Henry Ford would be tough competition for anyone vying for the title of "Top CEO." Though the automobile was an expensive luxury item when he founded the Ford Motor Co. in 1903, Ford had a dream: to build, as he said, "a car for the great multitude." The obstacles were numerous: for example, he would need to find a way to produce vehicles both cheaply and quickly (at the time a single company could only fashion two or three a day), and he would need to hope that eventually his merchandise was included in the definition of an American lifestyle.
Ford succeeded on both accounts. To speed up production he relied on division of labor and the early assembly line, in which "workers remained in place, adding one component to each automobile as it moved past them." And after the Model T, the United States evolved to embrace Ford’s gift; as highways were planned and suburbia grew, the American population was increasingly "entranced with the possibility of going anywhere, anytime."

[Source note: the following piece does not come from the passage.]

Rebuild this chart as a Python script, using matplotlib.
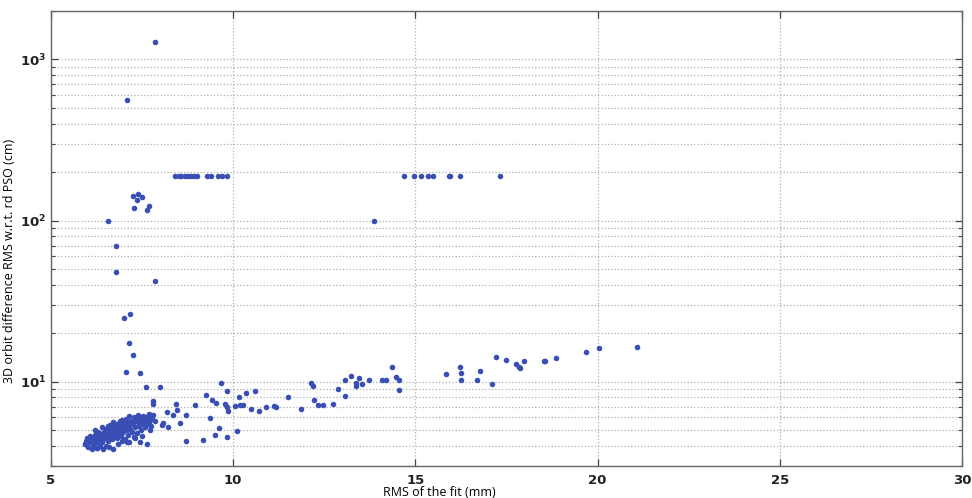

If Jobs lagged behind Ford here, it wasn’t by much. He too was familiar with pushing products before they had a market. "It’s really hard to design products by focus groups," he once said in a 1998 interview with BusinessWeek, "A lot of times, people don’t know what they want until you show it to them." What makes Jobs stand apart is that his vision transformed two industries – computers and consumer electronics. And he did it with products that were groundbreaking, not because they were first, but because they were designed in such a way that millions of people had to have them.